**WORK REQUIRED:**
Search the material for the string "diagram", then return every line where it is found.

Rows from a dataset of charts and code
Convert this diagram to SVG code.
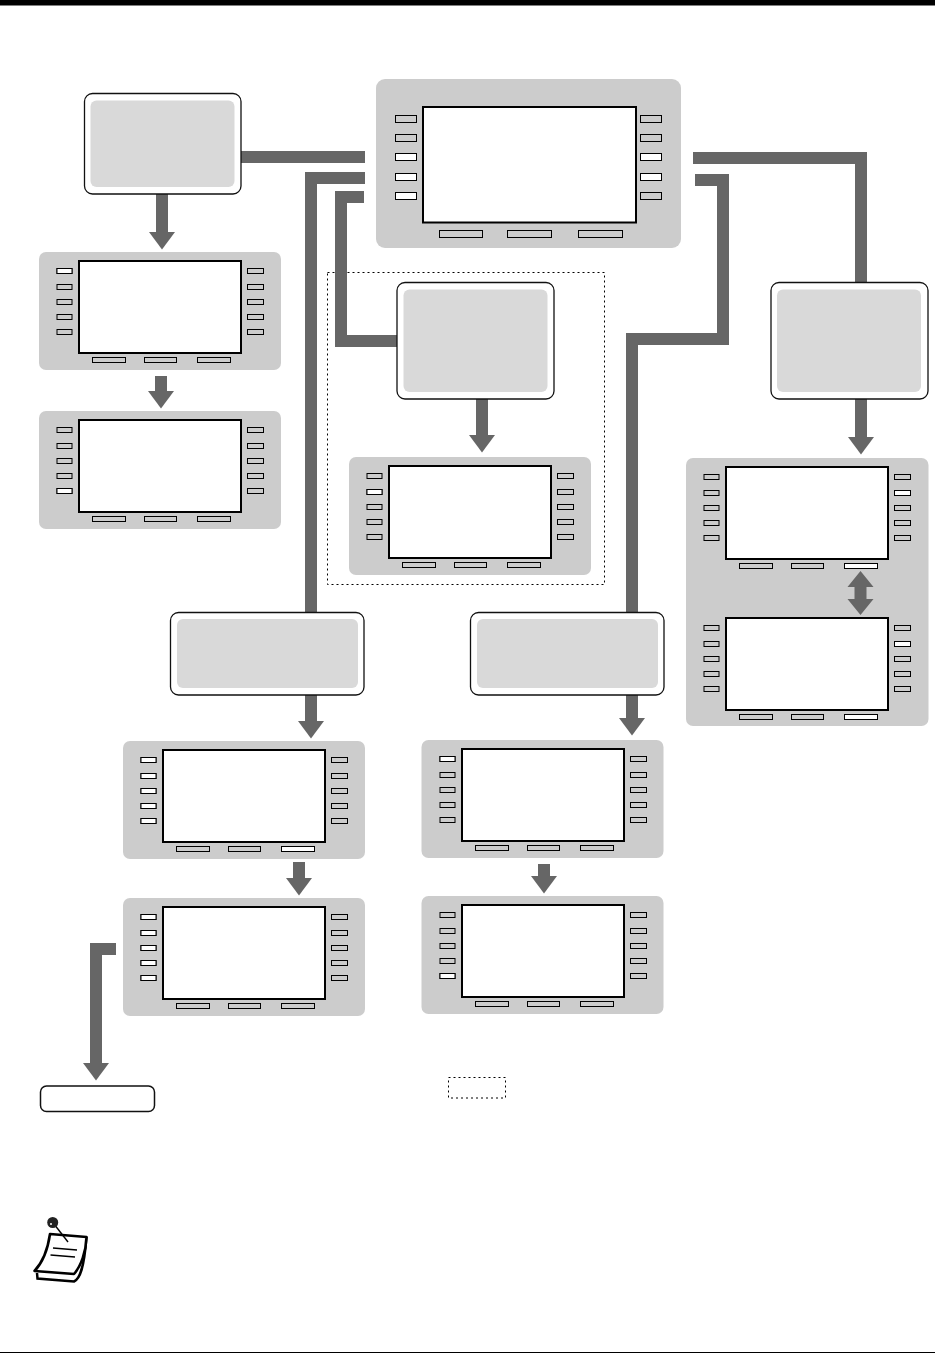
<svg xmlns="http://www.w3.org/2000/svg" xmlns:xlink="http://www.w3.org/1999/xlink" width="935" height="1353" viewBox="0 0 935 1353">
<style>
.bg{fill:#ccc}
.scr{fill:#fff;stroke:#000;stroke-width:2}
.b{fill:#ccc;stroke:#000;stroke-width:1}
.lit{fill:#fff;stroke:#000;stroke-width:1}
.outer{fill:#fff;stroke:#111;stroke-width:1.3}
.inner{fill:#d9d9d9}
.wire{fill:none;stroke:#666;stroke-width:12;stroke-linejoin:miter}
.dot{fill:none;stroke:#000;stroke-width:1;stroke-dasharray:2 3}
.ink{fill:none;stroke:#000}
</style>
<defs>
<marker id="head" markerUnits="userSpaceOnUse" markerWidth="18" markerHeight="27" refX="0" refY="13.5" orient="auto-start-reverse" viewBox="0 0 18 27"><path d="M0 0.5L17.500 13.5L0 26.5Z" fill="#666"/></marker>
<rect id="pbg" class="bg" width="242" height="118" rx="7"/>
<g id="pface">
<rect class="scr" x="40" y="9" width="162" height="92"/>
<rect class="b" x="18" y="16.5" width="15" height="5"/><rect class="b" x="18" y="32.5" width="15" height="5"/><rect class="b" x="18" y="47.5" width="15" height="5"/><rect class="b" x="18" y="62.5" width="15" height="5"/><rect class="b" x="18" y="77.5" width="15" height="5"/>
<rect class="b" x="208.5" y="16.5" width="16" height="5"/><rect class="b" x="208.5" y="32.5" width="16" height="5"/><rect class="b" x="208.5" y="47.5" width="16" height="5"/><rect class="b" x="208.5" y="62.5" width="16" height="5"/><rect class="b" x="208.5" y="77.5" width="16" height="5"/>
<rect class="b" x="53.5" y="105.5" width="33" height="5"/><rect class="b" x="105.5" y="105.5" width="32" height="5"/><rect class="b" x="158.5" y="105.5" width="33" height="5"/>
</g>
<rect id="L1" class="lit" x="18" y="16.5" width="15" height="5"/>
<rect id="L2" class="lit" x="18" y="32.5" width="15" height="5"/>
<rect id="L3" class="lit" x="18" y="47.5" width="15" height="5"/>
<rect id="L4" class="lit" x="18" y="62.5" width="15" height="5"/>
<rect id="L5" class="lit" x="18" y="77.5" width="15" height="5"/>
<rect id="R2" class="lit" x="208.5" y="32.5" width="16" height="5"/>
<rect id="B3" class="lit" x="158.5" y="105.5" width="33" height="5"/>
</defs>
<rect width="935" height="1353" fill="#fff"/>
<rect id="top-bar" width="935" height="5.500" fill="#000"/>
<rect id="bottom-rule" y="1352" width="935" height="1" fill="#000"/>

<rect id="dotted-group" class="dot" x="327.5" y="272.5" width="277" height="312"/>

<g id="connectors">
<path class="wire" d="M241 157H365"/>
<path class="wire" d="M365 178H311V612"/>
<path class="wire" d="M364 197H341V341H397"/>
<path class="wire" d="M693 158H861V282"/>
<path class="wire" d="M695 180H723V339H632V612"/>
<path class="wire" d="M162 194V232" marker-end="url(#head)"/>
<path class="wire" d="M161 376V391" marker-end="url(#head)"/>
<path class="wire" d="M482 399V435" marker-end="url(#head)"/>
<path class="wire" d="M861 399V437" marker-end="url(#head)"/>
<path class="wire" d="M311 695V721" marker-end="url(#head)"/>
<path class="wire" d="M632 695V718" marker-end="url(#head)"/>
<path class="wire" d="M299 862V878" marker-end="url(#head)"/>
<path class="wire" d="M544 864V876" marker-end="url(#head)"/>
<path class="wire" d="M116 949H96V1063" marker-end="url(#head)"/>
</g>

<g id="node-a"><rect class="outer" x="84.5" y="93.5" width="156.500" height="100.500" rx="8"/><rect class="inner" x="90.500" y="100.500" width="144" height="86.500" rx="6"/></g>
<g id="node-b"><rect class="outer" x="397" y="282.500" width="157" height="116.500" rx="8"/><rect class="inner" x="403.500" y="289.500" width="144" height="102.500" rx="6"/></g>
<g id="node-c"><rect class="outer" x="771" y="282.500" width="157" height="116.500" rx="8"/><rect class="inner" x="777" y="289.500" width="144" height="102.500" rx="6"/></g>
<g id="node-d"><rect class="outer" x="170.500" y="612.500" width="193.500" height="82.500" rx="8"/><rect class="inner" x="177" y="619" width="181" height="69" rx="6"/></g>
<g id="node-e"><rect class="outer" x="470.500" y="612.500" width="193.500" height="82.500" rx="8"/><rect class="inner" x="477" y="619" width="181" height="69" rx="6"/></g>

<g id="panel-main">
<rect class="bg" x="376" y="79" width="305" height="169" rx="9"/>
<rect class="scr" x="423" y="107" width="213" height="115.500"/>
<rect class="b" x="395.500" y="115.500" width="21" height="7"/><rect class="b" x="395.500" y="134.500" width="21" height="7"/><rect class="lit" x="395.500" y="153.500" width="21" height="7"/><rect class="lit" x="395.500" y="173.500" width="21" height="7"/><rect class="lit" x="395.500" y="192.500" width="21" height="7"/>
<rect class="b" x="640.500" y="115.500" width="21" height="7"/><rect class="b" x="640.500" y="134.500" width="21" height="7"/><rect class="lit" x="640.500" y="153.500" width="21" height="7"/><rect class="lit" x="640.500" y="173.500" width="21" height="7"/><rect class="b" x="640.500" y="192.500" width="21" height="7"/>
<rect class="b" x="439.500" y="230.500" width="43" height="7"/><rect class="b" x="507.500" y="230.500" width="44" height="7"/><rect class="b" x="578.500" y="230.500" width="44" height="7"/>
</g>

<g id="panel-1" transform="translate(39,252)"><use href="#pbg"/><use href="#pface"/><use href="#L1"/></g>
<g id="panel-2" transform="translate(39,411)"><use href="#pbg"/><use href="#pface"/><use href="#L5"/></g>
<g id="panel-3" transform="translate(349,457)"><use href="#pbg"/><use href="#pface"/><use href="#L2"/></g>
<g id="panel-4" transform="translate(123,741)"><use href="#pbg"/><use href="#pface"/><use href="#L1"/><use href="#L2"/><use href="#L3"/><use href="#L4"/><use href="#L5"/><use href="#B3"/></g>
<g id="panel-5" transform="translate(123,898)"><use href="#pbg"/><use href="#pface"/><use href="#L1"/><use href="#L2"/><use href="#L3"/><use href="#L4"/><use href="#L5"/></g>
<g id="panel-6" transform="translate(422,740)"><use href="#pbg" x="-0.5"/><use href="#pface"/><use href="#L1"/></g>
<g id="panel-7" transform="translate(422,896)"><use href="#pbg" x="-0.5"/><use href="#pface"/><use href="#L5"/></g>
<g id="panel-8">
<rect class="bg" x="686" y="458" width="242.500" height="268" rx="7"/>
<g transform="translate(686,458)"><use href="#pface"/><use href="#R2"/><use href="#B3"/></g>
<g transform="translate(686,609)"><use href="#pface"/><use href="#R2"/><use href="#B3"/></g>
</g>

<path id="double-arrow" d="M860.500 571L873.500 587H866.500V599H873.500L860.500 615L847.500 599H854.500V587H847.500Z" fill="#666"/>

<g id="end-node"><rect x="40.500" y="1086" width="114" height="25.500" rx="6" fill="#fff" stroke="#111" stroke-width="1.500"/></g>
<rect id="legend-key" class="dot" x="448.500" y="1077.500" width="57" height="20.500"/>

<g id="note-icon">
<path d="M37 1273L37.500 1278.500L74 1281.500C80 1279 84 1268 86.500 1237" fill="#fff" stroke="#000" stroke-width="2.500"/>
<path d="M50 1234L86.500 1237C86 1252 81 1266 74 1274L34.500 1271C43 1262 48 1248 50 1234Z" fill="#fff" stroke="#000" stroke-width="2.600" stroke-linejoin="round"/>
<path class="ink" stroke-width="1.500" d="M53 1248L77 1250M50.500 1255L75 1257"/>
<path class="ink" stroke-width="1.400" d="M54 1224L68 1242"/>
<circle cx="52.700" cy="1222.500" r="5.500" fill="#222"/><circle cx="51" cy="1224" r="1" fill="#fff"/>
</g>
</svg>
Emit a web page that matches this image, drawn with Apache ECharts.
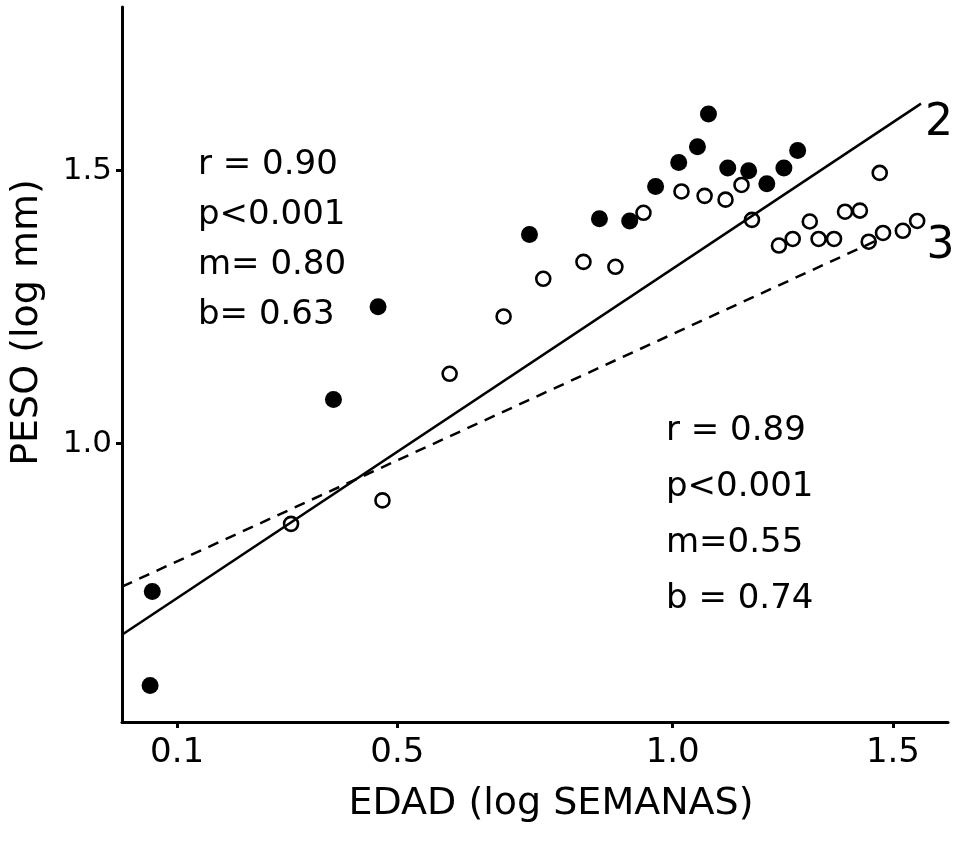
<!DOCTYPE html>
<html><head><meta charset="utf-8">
<script src="https://cdn.jsdelivr.net/npm/echarts@6/dist/echarts.min.js"></script>
<style>html,body{margin:0;padding:0;background:#fff}#c{width:957px;height:844px}</style>
</head><body><div id="c"></div>
<script>
// ---- data ----
const filledX = [0.055, 0.051, 0.384, 0.465, 0.740, 0.867, 0.922, 0.969, 1.011, 1.045, 1.065, 1.100, 1.138, 1.171, 1.202, 1.227];
const filledY = [0.729, 0.557, 1.081, 1.251, 1.383, 1.412, 1.408, 1.471, 1.515, 1.544, 1.604, 1.505, 1.500, 1.476, 1.505, 1.537];
const openX = [0.307, 0.473, 0.595, 0.693, 0.765, 0.838, 0.896, 0.947, 1.016, 1.058, 1.096, 1.125, 1.144, 1.193, 1.218, 1.249, 1.265, 1.293, 1.313, 1.340, 1.356, 1.376, 1.382, 1.418, 1.444];
const openY = [0.853, 0.896, 1.128, 1.233, 1.302, 1.333, 1.324, 1.423, 1.462, 1.454, 1.447, 1.474, 1.410, 1.363, 1.375, 1.407, 1.375, 1.375, 1.425, 1.427, 1.370, 1.496, 1.386, 1.390, 1.408];
const line2X = [0, 1.451];
const line2Y = [0.650, 1.623];
const line3X = [0, 1.37];
const line3Y = [0.738, 1.372];
const xTickValues = [0.1, 0.5, 1.0, 1.4];
const xTickLabels = ['0.1', '0.5', '1.0', '1.5'];
const yTickValues = [1.0, 1.5];
const yTickLabels = ['1.0', '1.5'];
const stats2Lines = ['r = 0.90', 'p<0.001', 'm= 0.80', 'b= 0.63'];
const stats3Lines = ['r = 0.89', 'p<0.001', 'm=0.55', 'b = 0.74'];
const xTitle = 'EDAD (log SEMANAS)';
const yTitle = 'PESO (log mm)';

// ---- chart ----
const FONT = 'DejaVu Sans';
const zip = (xs, ys) => xs.map((x, i) => [x, ys[i]]);
const pick = (vals, labels) => v => {
  let best = 0;
  vals.forEach((t, i) => { if (Math.abs(t - v) < Math.abs(vals[best] - v)) best = i; });
  return labels[best];
};
const chart = echarts.init(document.getElementById('c'), null, {renderer: 'canvas'});

function textBlock(lines, left, top, gap) {
  return lines.map((t, i) => ({
    type: 'text', left: left, top: top + i * gap,
    style: {text: t, font: '34px "' + FONT + '"', fill: '#000'}
  }));
}

chart.setOption({
  animation: false,
  backgroundColor: '#fff',
  grid: {left: 121, right: 9, top: 7, bottom: 122},
  xAxis: {
    type: 'value', min: 0, max: 1.5,
    name: xTitle, nameLocation: 'middle', nameGap: 63,
    nameTextStyle: {fontFamily: FONT, fontSize: 38, color: '#000', padding: [0, 0, 0, 32]},
    axisLine: {show: true, lineStyle: {color: '#000', width: 3}},
    axisTick: {show: true, customValues: xTickValues, length: 6, lineStyle: {color: '#000', width: 3}},
    axisLabel: {show: true, customValues: xTickValues, formatter: pick(xTickValues, xTickLabels),
      fontFamily: FONT, fontSize: 34, color: '#000', margin: 14},
    splitLine: {show: false}
  },
  yAxis: {
    type: 'value', min: 0.49, max: 1.8,
    name: yTitle, nameLocation: 'middle', nameGap: 76,
    nameTextStyle: {fontFamily: FONT, fontSize: 38, color: '#000', padding: [0, 0, 0, 84]},
    axisLine: {show: true, lineStyle: {color: '#000', width: 3}},
    axisTick: {show: true, customValues: yTickValues, length: 6, lineStyle: {color: '#000', width: 3}},
    axisLabel: {show: true, customValues: yTickValues, formatter: pick(yTickValues, yTickLabels),
      fontFamily: FONT, fontSize: 31, color: '#000', margin: 10},
    splitLine: {show: false}
  },
  series: [
    {
      type: 'line', name: '2', data: zip(line2X, line2Y), symbol: 'none', z: 2,
      lineStyle: {color: '#000', width: 2.5, type: 'solid'},
      endLabel: {show: true, formatter: '2', fontFamily: FONT, fontSize: 44, color: '#000', offset: [0, 20], distance: 4}
    },
    {
      type: 'line', name: '3', data: zip(line3X, line3Y), symbol: 'none', z: 2,
      lineStyle: {color: '#000', width: 2.5, type: [11, 8]},
      endLabel: {show: true, formatter: '3', fontFamily: FONT, fontSize: 44, color: '#000', offset: [46, 6], distance: 4}
    },
    {
      type: 'scatter', name: 'filled', data: zip(filledX, filledY), symbol: 'circle', symbolSize: 17, z: 3,
      itemStyle: {color: '#000', opacity: 1}
    },
    {
      type: 'scatter', name: 'open', data: zip(openX, openY), symbol: 'circle', symbolSize: 14, z: 3,
      itemStyle: {color: 'rgba(0,0,0,0)', borderColor: '#000', borderWidth: 2.6, opacity: 1}
    }
  ],
  graphic: [].concat(textBlock(stats2Lines, 198, 148, 50), textBlock(stats3Lines, 666, 414, 56))
});
</script>
</body></html>
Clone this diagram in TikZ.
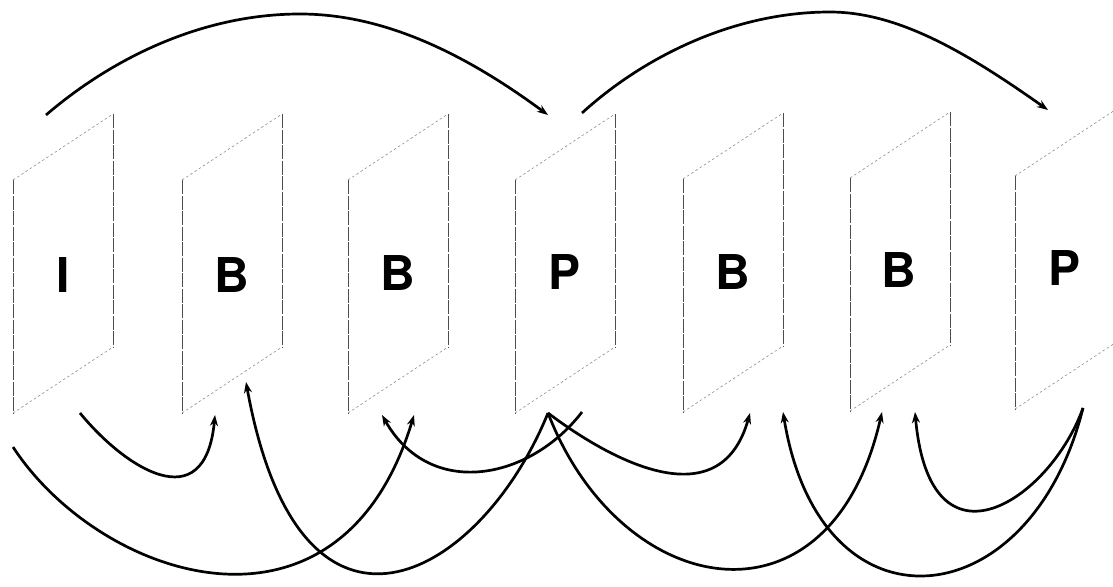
\documentclass[tikz,border=0pt]{standalone}
\usepackage{fontspec}
\newfontfamily\labfont{TeX Gyre Heros}
\usetikzlibrary{arrows.meta}
\begin{document}
\begin{tikzpicture}[x=1pt,y=-1pt,
  vedge/.style={draw=black!70,line width=0.7pt,dash pattern=on 14pt off 1.5pt},
  hedge/.style={draw=black!45,line width=0.6pt,dash pattern=on 2.5pt off 2.5pt},
  lab/.style={font=\labfont\bfseries\fontsize{48}{48}\selectfont,inner sep=0pt},
  link/.style={line width=2.7pt,-{Stealth[length=11pt,width=8pt]}}]
\useasboundingbox (0,0) rectangle (1113,586);
% frames
\foreach \L/\T in {13/180,182/180,348/180,515/180,683/179,850/178,1015/176}{
  \draw[vedge] (\L,\T) -- ++(0,233);
  \draw[vedge] (\L+100,\T-66) -- ++(0,233);
  \draw[hedge] (\L,\T) -- (\L+100,\T-66);
  \draw[hedge] (\L,\T+233) -- (\L+100,\T+167);
}
% labels
\node[lab] (f1) at (63,275) {I};
\node[lab] (f2) at (232,275) {B};
\node[lab] (f3) at (398,273) {B};
\node[lab] (f4) at (565,272) {P};
\node[lab] (f5) at (733,272) {B};
\node[lab] (f6) at (899,270) {B};
\node[lab] (f7) at (1064,268) {P};
% connector end points
\coordinate (iT) at (46,115);
\coordinate (topA) at (300,14);
\coordinate (p4T) at (548,115);
\coordinate (p4S) at (582,113);
\coordinate (topB) at (830,12);
\coordinate (p7T) at (1048,110);
\coordinate (iB1) at (80,413);
\coordinate (iB2) at (13,447);
\coordinate (b2a) at (215,415);
\coordinate (b2b) at (246,382);
\coordinate (b3a) at (382,415);
\coordinate (b3b) at (414,415);
\coordinate (p4B) at (548,413);
\coordinate (p4B2) at (582,412);
\coordinate (b5a) at (750,413);
\coordinate (b5b) at (783,412);
\coordinate (b6a) at (915,412);
\coordinate (b6b) at (882,412);
\coordinate (p7B) at (1083,408);
% top arcs
\draw[link] (iT) .. controls (110,60) and (200,14) .. (topA) .. controls (380,14) and (460,50) .. (p4T);
\draw[link] (p4S) .. controls (640,60) and (730,12) .. (topB) .. controls (900,12) and (970,55) .. (p7T);
% bottom arcs
\draw[link] (iB1) .. controls (125,468) and (205,520) .. (b2a);
\draw[link] (iB2) .. controls (100,580) and (340,660) .. (b3b);
\draw[link] (p4B) .. controls (480,580) and (300,680) .. (b2b);
\draw[link] (p4B2) .. controls (530,480) and (430,500) .. (b3a);
\draw[link] (p4B) .. controls (610,460) and (720,520) .. (b5a);
\draw[link] (p4B) .. controls (620,600) and (830,640) .. (b6b);
\draw[link] (p7B) .. controls (1030,620) and (820,640) .. (b5b);
\draw[link] (p7B) .. controls (1050,500) and (930,580) .. (b6a);
\end{tikzpicture}
\end{document}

**RESPONSE TO THE TASK:**
Convert this diagram to SVG code.
Clone this diagram in TikZ.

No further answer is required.